- _Given task_:
Lines that contain "matplotlib" are to be counted; give only their number.

- _Records to use_:
--- begin ---
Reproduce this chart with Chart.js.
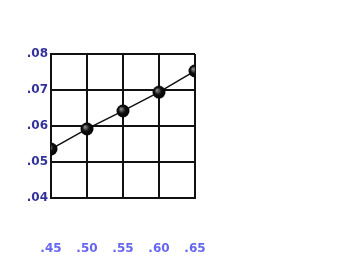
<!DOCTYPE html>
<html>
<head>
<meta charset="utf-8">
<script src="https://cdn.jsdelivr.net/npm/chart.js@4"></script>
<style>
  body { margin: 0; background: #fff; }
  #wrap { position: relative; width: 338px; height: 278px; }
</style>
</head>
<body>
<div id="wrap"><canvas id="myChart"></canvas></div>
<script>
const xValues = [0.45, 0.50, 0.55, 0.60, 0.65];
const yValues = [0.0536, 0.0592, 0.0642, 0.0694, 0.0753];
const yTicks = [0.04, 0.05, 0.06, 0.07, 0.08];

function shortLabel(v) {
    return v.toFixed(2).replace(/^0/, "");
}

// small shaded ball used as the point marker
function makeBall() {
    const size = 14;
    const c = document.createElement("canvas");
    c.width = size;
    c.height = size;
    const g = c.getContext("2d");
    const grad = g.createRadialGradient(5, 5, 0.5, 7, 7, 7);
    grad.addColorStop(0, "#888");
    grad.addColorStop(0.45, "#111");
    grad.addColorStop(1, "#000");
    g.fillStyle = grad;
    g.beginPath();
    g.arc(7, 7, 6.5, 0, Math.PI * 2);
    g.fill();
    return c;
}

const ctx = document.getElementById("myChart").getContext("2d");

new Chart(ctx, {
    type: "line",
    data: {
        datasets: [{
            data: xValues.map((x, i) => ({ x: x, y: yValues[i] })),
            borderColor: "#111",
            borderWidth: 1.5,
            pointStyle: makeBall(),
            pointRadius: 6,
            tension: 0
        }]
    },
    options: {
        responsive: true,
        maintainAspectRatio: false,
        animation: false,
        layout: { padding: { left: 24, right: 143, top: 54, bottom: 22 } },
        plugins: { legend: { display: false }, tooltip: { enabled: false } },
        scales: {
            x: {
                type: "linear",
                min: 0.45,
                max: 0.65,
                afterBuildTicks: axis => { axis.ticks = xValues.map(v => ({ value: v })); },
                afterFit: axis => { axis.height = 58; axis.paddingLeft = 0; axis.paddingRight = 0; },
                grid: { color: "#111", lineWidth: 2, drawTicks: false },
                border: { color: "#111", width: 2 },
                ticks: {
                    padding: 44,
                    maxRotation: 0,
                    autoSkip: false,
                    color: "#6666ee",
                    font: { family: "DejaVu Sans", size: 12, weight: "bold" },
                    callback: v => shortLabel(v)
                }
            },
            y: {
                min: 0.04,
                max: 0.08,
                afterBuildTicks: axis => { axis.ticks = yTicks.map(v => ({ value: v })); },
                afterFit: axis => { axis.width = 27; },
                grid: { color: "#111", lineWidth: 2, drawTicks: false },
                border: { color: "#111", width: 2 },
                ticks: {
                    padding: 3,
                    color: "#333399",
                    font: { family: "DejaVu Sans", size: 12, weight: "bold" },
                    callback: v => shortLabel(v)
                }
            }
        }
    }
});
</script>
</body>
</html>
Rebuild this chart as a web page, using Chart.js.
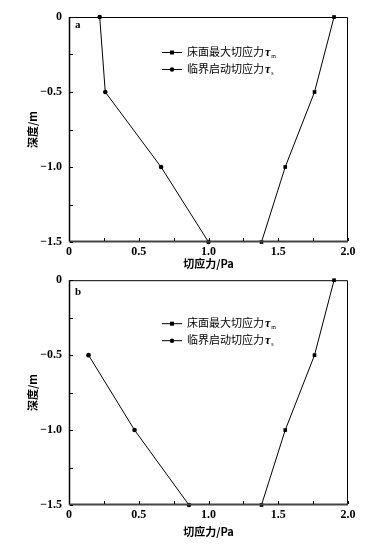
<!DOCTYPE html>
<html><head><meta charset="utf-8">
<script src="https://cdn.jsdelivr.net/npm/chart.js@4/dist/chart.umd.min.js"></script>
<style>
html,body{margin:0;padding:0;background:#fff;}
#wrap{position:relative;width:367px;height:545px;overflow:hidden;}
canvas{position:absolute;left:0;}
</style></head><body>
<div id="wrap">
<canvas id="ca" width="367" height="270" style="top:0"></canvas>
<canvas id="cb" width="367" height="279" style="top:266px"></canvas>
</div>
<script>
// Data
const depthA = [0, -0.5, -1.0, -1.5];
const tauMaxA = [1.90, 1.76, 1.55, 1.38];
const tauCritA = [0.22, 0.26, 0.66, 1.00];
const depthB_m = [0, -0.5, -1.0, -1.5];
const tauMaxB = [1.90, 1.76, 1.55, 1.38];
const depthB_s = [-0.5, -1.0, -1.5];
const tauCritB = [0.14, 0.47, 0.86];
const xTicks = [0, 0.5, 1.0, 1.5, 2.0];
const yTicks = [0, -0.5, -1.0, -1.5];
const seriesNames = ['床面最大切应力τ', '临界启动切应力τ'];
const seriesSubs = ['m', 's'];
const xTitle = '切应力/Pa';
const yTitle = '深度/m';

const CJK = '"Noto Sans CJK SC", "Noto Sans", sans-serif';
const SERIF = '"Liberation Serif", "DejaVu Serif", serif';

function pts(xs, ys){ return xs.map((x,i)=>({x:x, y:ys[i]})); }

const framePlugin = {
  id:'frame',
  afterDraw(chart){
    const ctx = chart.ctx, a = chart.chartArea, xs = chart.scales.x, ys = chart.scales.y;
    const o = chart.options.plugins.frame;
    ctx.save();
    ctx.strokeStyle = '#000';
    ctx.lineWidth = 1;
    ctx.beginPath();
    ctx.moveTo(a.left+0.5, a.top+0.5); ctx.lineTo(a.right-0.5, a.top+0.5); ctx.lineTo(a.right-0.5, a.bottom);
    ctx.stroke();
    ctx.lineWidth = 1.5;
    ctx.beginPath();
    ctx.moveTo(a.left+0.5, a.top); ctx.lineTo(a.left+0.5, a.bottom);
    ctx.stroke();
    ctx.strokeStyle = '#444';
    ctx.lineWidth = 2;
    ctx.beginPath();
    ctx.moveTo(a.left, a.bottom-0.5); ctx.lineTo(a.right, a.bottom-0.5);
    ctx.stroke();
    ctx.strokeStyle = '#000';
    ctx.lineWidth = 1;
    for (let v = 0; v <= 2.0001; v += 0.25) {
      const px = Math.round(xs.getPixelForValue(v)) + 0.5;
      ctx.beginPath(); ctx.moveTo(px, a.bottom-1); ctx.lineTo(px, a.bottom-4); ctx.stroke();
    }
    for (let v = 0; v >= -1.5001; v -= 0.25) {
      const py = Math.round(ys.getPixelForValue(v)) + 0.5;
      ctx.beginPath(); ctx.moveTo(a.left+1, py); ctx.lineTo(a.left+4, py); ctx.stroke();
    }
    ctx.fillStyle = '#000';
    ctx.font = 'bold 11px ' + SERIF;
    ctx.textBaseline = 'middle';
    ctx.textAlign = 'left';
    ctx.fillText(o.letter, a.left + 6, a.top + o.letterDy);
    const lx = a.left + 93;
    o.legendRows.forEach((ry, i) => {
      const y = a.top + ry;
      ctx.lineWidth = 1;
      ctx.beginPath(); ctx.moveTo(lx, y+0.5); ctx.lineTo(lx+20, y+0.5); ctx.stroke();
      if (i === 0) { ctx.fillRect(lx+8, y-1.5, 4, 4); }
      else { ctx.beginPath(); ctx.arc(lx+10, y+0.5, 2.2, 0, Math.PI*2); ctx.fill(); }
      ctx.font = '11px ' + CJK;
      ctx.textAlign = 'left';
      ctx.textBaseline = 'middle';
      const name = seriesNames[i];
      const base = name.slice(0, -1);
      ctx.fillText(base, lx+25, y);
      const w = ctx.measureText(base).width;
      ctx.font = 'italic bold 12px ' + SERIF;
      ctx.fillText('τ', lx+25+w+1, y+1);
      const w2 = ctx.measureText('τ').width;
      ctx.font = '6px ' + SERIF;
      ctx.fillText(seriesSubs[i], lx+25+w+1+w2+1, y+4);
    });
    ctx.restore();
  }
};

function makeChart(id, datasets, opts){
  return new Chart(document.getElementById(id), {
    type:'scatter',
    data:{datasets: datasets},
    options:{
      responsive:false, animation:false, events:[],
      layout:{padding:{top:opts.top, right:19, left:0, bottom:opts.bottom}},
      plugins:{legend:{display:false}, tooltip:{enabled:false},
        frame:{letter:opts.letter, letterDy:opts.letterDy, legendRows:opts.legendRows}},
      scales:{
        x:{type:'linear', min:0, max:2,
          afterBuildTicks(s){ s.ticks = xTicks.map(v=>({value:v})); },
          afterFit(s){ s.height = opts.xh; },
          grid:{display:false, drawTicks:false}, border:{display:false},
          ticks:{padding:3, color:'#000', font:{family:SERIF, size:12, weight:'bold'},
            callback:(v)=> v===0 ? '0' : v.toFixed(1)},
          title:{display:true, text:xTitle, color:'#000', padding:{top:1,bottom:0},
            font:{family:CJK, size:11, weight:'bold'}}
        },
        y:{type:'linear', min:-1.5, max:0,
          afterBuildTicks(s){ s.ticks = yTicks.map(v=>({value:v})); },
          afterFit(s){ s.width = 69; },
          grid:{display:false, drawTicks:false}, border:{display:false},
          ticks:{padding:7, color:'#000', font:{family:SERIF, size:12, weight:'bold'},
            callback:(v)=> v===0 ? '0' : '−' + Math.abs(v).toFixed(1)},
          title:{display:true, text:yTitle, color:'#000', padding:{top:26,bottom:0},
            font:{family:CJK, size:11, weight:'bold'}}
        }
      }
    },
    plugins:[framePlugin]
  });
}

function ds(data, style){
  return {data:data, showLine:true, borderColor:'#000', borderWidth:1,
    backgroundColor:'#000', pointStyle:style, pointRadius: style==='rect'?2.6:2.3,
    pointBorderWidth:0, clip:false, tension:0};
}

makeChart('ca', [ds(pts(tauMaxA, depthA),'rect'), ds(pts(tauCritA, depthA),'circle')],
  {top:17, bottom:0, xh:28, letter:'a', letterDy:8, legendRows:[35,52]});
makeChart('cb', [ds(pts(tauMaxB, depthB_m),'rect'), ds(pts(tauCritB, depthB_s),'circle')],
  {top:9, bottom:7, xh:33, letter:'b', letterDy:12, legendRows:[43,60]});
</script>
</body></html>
--- end ---
--- begin ---
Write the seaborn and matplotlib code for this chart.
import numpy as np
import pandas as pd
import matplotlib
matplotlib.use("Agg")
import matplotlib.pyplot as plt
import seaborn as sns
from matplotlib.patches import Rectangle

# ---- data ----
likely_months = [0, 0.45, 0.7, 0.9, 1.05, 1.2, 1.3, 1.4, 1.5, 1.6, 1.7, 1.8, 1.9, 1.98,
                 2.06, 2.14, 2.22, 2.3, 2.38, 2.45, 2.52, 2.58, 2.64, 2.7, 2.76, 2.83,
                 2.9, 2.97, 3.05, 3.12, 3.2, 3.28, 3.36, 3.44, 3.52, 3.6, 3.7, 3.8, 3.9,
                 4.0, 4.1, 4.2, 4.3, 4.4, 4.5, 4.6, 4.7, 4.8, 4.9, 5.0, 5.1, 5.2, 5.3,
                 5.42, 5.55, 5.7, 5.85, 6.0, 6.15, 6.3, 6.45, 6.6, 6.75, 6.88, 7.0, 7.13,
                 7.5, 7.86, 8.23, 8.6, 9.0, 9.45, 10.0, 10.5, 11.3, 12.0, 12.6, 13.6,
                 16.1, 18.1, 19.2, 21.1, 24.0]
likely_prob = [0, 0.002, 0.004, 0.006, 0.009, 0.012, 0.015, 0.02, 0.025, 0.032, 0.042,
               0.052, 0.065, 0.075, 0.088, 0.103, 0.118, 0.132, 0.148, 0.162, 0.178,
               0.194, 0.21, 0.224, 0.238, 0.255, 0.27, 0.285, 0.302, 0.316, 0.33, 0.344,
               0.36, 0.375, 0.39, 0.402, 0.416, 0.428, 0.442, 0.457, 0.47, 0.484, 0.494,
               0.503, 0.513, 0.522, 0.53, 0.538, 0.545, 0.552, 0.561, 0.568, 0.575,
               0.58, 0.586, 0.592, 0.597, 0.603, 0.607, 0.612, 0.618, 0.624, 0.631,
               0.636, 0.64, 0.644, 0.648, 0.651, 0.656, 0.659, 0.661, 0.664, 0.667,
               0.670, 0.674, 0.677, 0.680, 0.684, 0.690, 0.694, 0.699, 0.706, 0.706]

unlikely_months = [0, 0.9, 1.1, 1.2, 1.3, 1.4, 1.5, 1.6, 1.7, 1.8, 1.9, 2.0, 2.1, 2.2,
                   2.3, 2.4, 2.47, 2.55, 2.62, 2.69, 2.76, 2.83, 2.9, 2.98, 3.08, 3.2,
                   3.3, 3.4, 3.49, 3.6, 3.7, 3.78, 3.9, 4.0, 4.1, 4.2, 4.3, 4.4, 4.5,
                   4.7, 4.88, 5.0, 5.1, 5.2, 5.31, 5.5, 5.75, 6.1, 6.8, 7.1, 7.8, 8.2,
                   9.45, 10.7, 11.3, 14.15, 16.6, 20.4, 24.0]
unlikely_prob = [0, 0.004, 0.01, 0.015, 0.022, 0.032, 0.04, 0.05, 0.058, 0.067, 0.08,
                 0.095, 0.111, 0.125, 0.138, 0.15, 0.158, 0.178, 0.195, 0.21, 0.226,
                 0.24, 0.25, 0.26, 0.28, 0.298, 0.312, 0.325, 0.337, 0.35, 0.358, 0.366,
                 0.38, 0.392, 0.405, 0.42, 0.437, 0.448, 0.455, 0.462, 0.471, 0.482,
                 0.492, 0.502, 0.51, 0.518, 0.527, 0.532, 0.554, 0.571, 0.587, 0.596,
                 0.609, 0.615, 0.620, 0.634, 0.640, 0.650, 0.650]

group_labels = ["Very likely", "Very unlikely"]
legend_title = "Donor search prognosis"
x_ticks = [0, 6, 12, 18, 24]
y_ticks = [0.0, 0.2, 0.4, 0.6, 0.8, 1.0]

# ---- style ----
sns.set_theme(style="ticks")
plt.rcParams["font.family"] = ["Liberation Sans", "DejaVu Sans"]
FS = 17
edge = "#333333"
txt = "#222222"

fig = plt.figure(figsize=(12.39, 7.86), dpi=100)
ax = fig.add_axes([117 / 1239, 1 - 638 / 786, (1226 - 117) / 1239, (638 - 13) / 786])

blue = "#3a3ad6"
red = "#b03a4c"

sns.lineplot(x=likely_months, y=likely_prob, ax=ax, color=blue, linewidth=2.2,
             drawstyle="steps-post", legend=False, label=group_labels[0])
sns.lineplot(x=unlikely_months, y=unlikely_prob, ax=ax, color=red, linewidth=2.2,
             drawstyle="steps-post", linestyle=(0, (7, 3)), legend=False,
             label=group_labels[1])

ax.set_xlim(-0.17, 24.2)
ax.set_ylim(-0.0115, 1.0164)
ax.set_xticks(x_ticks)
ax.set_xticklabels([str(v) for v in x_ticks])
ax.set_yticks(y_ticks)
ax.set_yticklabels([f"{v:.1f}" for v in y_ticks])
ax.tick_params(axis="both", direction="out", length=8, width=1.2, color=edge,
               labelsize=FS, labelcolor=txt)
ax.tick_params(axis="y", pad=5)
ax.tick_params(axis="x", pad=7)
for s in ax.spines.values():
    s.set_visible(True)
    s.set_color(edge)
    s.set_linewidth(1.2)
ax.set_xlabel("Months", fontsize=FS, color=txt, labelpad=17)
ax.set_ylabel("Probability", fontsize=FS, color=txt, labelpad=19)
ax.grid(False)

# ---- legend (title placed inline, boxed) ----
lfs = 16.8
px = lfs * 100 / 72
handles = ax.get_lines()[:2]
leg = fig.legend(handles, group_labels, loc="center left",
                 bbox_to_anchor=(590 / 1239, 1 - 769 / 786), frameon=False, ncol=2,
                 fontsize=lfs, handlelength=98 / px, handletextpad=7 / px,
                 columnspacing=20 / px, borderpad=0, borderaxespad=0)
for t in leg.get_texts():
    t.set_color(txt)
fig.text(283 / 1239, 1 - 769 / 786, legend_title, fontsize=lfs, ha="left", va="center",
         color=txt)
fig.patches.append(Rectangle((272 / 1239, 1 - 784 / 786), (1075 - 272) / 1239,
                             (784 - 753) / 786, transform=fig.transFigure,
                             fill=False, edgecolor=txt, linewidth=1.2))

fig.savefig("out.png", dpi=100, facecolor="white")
--- end ---
--- begin ---
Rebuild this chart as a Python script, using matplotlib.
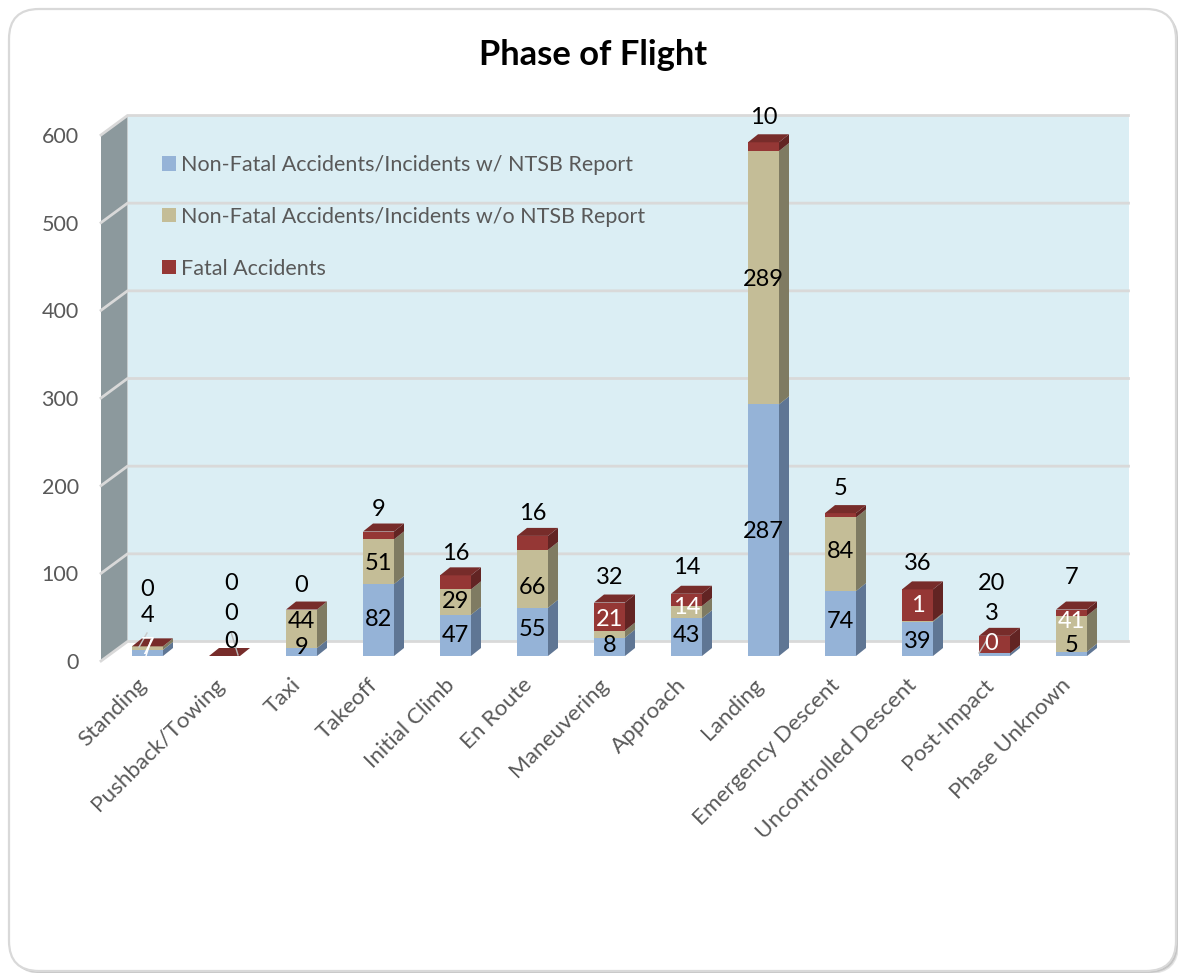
--- end ---
- _Response to this task_:
6